--- What the exercise asks ---
Take the line containing "Generate a Python" as the first line and the line containing "import plotly.graph_objects as go" as the last, and output that span verbatim without any images.

--- Charts and diagrams as code ---

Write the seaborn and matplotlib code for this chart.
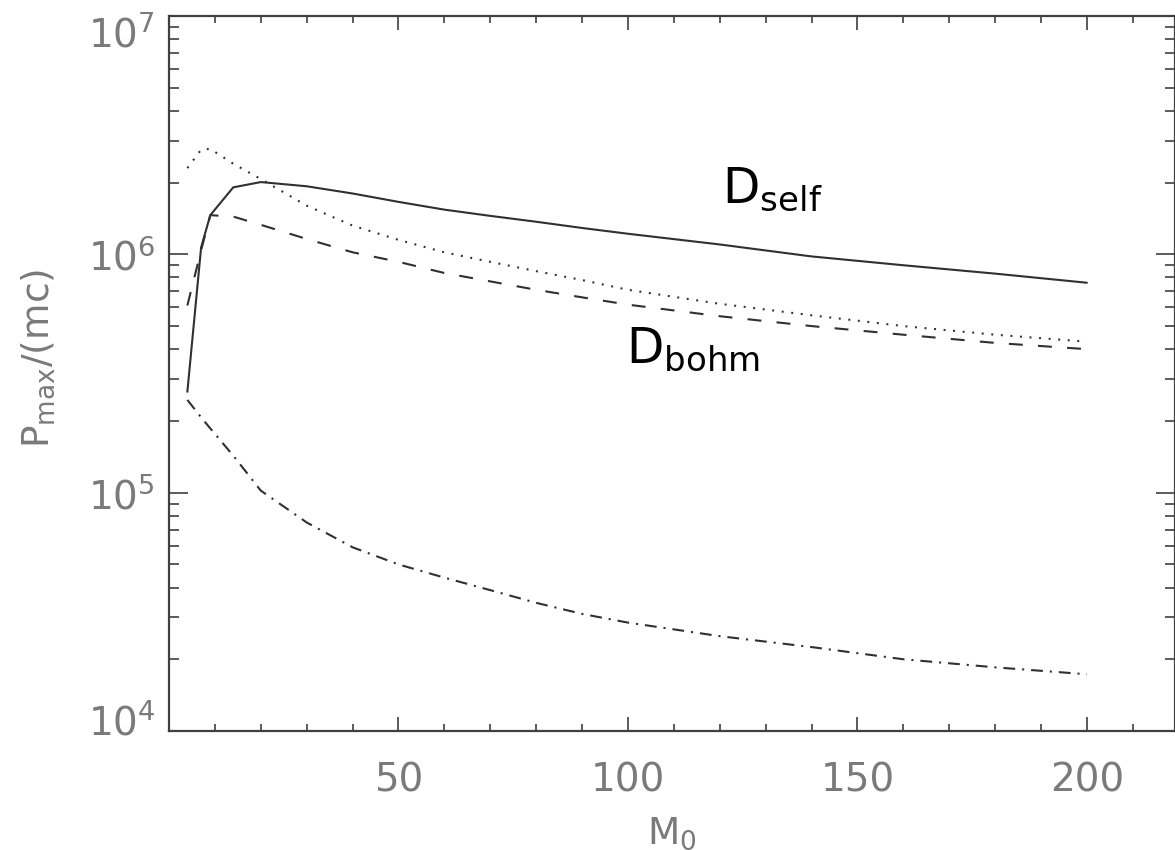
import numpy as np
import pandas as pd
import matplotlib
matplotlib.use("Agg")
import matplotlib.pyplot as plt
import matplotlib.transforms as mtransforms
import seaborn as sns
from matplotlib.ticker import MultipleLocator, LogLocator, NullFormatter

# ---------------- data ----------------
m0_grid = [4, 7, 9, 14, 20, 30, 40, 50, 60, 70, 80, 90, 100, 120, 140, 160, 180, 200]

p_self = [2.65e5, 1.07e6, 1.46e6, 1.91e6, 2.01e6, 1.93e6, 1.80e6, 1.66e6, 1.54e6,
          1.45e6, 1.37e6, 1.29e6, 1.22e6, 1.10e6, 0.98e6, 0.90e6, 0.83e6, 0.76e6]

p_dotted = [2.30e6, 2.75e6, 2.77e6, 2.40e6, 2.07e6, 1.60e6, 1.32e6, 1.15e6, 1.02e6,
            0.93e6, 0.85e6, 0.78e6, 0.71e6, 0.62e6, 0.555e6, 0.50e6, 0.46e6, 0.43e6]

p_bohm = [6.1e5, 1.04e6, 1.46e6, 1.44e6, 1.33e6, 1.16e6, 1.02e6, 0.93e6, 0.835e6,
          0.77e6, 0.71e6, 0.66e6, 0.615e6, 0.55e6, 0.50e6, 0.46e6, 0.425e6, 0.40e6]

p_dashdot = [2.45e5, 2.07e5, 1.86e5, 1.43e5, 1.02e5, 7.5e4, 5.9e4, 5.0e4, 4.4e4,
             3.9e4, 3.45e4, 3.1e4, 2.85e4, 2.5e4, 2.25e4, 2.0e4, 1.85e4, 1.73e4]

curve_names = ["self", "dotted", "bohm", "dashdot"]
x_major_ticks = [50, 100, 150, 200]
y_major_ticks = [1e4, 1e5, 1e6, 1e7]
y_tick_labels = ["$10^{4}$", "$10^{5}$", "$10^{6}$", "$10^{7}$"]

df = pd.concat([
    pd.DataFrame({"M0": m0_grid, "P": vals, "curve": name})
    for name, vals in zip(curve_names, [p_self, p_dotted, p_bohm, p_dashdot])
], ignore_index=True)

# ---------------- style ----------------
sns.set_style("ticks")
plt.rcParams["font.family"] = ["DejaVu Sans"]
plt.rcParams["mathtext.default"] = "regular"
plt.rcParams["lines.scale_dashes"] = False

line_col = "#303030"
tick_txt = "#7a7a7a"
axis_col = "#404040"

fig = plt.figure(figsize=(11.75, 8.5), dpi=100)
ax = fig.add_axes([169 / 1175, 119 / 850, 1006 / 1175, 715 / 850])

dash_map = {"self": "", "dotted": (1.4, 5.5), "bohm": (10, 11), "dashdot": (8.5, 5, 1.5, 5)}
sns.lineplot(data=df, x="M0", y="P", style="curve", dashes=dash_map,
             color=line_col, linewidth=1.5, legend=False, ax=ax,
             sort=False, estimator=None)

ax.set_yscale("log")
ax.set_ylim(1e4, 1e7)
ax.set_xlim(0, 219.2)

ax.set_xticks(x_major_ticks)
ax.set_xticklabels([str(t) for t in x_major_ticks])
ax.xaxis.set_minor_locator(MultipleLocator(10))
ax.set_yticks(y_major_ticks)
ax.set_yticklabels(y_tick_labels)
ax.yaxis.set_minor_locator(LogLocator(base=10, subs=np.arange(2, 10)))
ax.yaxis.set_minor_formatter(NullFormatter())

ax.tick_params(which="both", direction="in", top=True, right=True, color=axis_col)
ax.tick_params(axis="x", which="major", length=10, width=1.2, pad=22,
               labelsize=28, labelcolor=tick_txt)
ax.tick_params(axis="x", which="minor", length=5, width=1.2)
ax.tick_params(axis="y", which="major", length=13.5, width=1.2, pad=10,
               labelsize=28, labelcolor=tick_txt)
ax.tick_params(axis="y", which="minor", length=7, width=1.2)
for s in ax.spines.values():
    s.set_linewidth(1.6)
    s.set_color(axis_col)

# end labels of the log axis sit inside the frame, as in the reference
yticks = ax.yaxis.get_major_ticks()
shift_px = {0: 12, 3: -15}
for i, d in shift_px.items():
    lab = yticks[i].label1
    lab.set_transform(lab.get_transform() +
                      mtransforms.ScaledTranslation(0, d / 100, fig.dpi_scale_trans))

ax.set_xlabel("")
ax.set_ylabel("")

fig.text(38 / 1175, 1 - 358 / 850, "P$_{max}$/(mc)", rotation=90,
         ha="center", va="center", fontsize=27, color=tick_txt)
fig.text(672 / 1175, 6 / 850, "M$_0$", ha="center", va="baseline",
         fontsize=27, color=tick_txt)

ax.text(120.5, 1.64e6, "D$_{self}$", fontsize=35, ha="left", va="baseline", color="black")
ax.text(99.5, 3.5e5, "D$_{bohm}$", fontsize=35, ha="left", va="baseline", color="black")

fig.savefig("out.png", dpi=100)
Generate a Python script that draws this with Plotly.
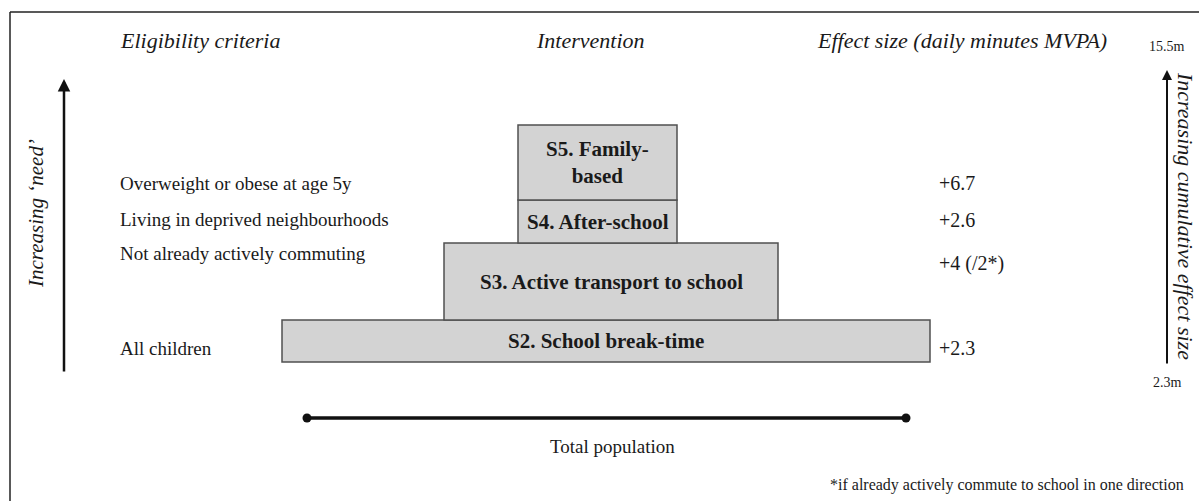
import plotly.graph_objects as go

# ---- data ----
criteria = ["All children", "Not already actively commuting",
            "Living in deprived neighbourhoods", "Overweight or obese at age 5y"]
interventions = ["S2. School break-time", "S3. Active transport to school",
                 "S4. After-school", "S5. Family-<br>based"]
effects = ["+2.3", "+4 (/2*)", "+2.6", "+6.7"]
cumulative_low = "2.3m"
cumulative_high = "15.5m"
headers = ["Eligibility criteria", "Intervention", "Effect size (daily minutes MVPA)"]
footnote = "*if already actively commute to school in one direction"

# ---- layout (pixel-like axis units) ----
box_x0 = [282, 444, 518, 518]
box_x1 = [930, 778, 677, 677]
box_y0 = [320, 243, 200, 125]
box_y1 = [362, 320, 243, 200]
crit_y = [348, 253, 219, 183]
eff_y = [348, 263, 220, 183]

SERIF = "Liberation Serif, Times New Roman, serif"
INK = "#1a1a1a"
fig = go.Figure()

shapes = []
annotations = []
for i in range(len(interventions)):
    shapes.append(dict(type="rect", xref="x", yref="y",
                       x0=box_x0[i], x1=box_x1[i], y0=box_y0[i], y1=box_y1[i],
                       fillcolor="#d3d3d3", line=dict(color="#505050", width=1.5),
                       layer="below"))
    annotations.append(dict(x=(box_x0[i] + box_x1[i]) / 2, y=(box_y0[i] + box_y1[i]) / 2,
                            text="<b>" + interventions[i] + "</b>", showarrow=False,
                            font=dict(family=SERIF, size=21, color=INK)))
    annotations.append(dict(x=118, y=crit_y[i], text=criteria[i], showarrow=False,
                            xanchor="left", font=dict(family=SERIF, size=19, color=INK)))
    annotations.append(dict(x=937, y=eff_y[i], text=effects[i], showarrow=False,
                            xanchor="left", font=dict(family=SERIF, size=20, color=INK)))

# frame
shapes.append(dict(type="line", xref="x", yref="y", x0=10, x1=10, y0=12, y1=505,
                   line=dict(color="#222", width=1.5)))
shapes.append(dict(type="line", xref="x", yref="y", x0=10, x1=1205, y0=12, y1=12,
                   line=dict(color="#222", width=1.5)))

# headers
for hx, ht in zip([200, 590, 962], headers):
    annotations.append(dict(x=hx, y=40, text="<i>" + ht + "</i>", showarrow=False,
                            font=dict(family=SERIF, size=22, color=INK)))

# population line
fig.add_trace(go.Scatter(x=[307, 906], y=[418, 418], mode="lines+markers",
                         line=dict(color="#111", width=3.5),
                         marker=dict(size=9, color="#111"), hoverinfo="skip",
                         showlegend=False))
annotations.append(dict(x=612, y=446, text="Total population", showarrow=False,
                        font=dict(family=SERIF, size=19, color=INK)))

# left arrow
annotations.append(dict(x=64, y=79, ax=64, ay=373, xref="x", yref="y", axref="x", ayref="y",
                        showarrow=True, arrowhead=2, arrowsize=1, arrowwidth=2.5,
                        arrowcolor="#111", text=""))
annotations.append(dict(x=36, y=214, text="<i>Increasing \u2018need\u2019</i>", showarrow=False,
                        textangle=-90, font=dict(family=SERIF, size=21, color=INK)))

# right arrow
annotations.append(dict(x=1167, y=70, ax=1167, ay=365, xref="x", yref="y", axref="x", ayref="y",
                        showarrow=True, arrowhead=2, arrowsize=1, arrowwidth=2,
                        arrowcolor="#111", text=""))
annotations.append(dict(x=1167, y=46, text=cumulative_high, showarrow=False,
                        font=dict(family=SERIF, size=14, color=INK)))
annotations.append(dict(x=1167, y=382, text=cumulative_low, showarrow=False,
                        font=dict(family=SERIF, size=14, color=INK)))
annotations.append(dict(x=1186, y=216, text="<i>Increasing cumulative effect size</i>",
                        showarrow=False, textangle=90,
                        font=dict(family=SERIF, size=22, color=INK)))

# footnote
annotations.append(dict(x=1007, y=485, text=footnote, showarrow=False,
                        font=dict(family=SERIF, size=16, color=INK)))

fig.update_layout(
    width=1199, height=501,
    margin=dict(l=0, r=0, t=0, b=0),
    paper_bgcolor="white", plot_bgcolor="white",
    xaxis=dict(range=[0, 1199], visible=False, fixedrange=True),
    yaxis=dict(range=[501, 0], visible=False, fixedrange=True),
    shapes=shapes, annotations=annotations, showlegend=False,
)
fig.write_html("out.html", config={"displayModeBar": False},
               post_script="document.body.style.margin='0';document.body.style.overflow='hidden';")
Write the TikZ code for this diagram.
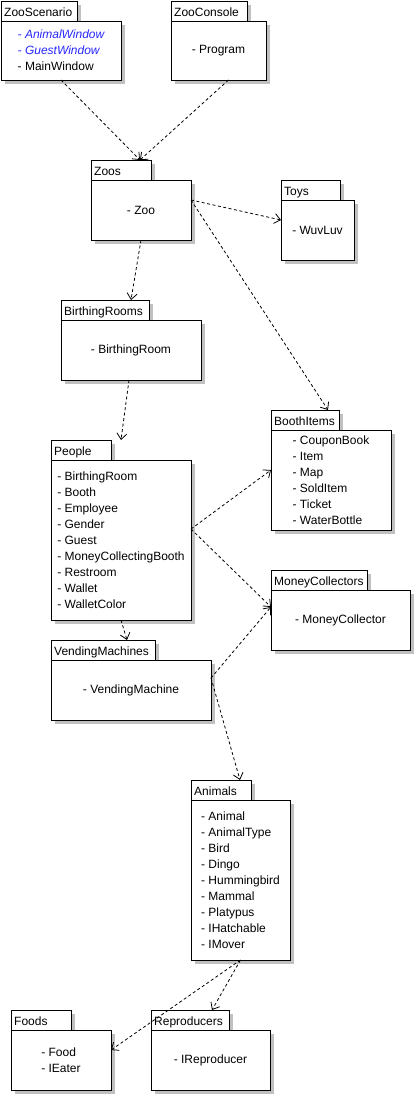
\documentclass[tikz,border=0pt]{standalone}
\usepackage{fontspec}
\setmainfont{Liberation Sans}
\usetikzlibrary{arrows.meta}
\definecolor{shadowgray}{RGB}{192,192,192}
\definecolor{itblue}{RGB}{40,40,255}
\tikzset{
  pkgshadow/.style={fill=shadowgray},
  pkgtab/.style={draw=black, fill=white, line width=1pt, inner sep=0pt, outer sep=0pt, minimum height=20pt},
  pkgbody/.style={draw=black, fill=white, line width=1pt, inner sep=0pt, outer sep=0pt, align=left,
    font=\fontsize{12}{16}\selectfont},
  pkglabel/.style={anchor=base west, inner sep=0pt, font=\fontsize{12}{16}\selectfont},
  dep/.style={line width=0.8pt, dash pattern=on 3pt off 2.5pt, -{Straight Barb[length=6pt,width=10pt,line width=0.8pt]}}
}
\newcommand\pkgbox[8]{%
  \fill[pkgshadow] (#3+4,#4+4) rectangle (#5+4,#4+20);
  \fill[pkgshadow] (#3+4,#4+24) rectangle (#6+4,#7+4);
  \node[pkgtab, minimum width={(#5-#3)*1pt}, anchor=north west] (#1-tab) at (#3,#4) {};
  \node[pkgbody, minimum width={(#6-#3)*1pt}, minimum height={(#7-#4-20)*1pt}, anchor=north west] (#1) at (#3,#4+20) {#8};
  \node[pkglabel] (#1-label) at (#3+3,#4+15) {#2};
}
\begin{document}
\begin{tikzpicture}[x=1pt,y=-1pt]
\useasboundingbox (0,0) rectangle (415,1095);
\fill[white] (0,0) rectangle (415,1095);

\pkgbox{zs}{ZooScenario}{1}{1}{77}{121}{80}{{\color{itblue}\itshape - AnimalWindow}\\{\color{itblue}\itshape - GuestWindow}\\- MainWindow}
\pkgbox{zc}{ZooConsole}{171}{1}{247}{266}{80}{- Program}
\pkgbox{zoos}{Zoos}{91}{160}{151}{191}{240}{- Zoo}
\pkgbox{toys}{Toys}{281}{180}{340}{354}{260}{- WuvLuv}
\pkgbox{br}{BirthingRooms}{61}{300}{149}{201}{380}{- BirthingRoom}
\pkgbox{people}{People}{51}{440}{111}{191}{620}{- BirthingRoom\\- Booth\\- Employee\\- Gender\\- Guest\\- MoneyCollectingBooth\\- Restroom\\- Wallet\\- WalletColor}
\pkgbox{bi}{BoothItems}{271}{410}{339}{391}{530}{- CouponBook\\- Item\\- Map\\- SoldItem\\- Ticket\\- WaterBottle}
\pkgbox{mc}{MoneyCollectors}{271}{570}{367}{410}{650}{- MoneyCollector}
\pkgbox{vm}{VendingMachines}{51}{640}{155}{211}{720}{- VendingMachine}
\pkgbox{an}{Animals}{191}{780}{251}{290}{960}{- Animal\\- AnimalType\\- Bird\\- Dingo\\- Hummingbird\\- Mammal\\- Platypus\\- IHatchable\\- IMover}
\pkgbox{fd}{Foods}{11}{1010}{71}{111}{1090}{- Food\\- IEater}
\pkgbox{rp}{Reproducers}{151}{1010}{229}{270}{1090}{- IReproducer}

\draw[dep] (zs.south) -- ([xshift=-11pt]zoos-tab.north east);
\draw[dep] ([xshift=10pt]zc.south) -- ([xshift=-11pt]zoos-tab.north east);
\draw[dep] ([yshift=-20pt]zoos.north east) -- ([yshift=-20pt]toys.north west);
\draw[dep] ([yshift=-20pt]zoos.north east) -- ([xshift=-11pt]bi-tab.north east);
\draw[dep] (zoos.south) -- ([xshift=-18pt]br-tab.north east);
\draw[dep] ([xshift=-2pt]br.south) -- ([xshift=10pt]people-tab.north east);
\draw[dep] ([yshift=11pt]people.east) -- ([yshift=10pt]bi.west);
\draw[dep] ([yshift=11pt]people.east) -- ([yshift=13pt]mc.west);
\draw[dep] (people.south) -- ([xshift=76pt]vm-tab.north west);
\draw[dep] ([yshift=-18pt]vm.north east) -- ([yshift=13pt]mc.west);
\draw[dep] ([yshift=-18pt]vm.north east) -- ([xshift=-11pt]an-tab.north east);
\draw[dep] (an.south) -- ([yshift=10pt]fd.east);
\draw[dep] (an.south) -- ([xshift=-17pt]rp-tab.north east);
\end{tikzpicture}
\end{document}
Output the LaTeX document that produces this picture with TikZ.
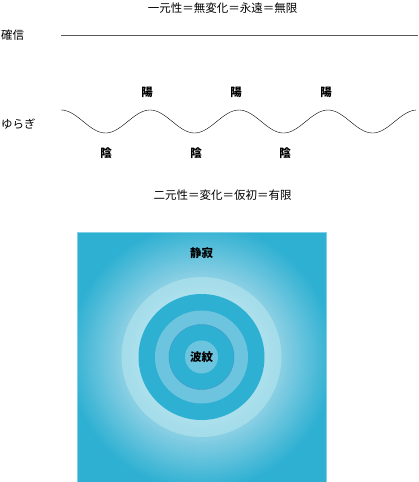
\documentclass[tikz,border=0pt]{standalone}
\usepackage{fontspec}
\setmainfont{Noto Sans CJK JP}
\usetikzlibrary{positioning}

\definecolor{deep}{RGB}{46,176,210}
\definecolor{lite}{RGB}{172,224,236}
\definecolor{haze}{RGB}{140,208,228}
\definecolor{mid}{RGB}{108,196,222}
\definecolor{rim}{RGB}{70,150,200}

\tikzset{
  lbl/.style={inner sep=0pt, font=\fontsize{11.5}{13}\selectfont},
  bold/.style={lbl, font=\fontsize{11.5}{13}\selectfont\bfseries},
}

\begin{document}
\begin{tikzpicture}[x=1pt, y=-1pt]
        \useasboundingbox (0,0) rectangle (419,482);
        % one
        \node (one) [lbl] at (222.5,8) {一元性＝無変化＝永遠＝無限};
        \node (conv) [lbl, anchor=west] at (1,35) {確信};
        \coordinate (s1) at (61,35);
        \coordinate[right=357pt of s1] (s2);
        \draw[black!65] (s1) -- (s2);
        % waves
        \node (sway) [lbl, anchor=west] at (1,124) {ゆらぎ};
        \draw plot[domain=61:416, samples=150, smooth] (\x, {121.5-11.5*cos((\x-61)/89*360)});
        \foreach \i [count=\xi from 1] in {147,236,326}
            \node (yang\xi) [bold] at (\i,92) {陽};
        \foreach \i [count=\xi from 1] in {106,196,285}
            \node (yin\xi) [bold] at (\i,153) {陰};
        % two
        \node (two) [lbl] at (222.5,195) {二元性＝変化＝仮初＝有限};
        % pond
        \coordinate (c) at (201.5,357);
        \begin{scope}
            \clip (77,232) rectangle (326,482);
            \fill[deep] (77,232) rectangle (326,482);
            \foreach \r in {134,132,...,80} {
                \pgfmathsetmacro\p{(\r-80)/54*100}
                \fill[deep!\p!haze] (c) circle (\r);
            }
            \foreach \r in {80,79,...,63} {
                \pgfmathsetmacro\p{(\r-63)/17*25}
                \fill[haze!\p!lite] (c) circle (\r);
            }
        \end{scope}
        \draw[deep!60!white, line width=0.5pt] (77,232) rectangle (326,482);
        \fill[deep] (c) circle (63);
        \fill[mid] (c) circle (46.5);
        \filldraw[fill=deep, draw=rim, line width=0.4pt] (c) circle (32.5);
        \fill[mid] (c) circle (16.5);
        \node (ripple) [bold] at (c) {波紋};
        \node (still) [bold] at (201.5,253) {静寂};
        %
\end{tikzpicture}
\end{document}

--- Written response ---
Generate a Python script that draws this with Plotly.
import plotly.graph_objects as go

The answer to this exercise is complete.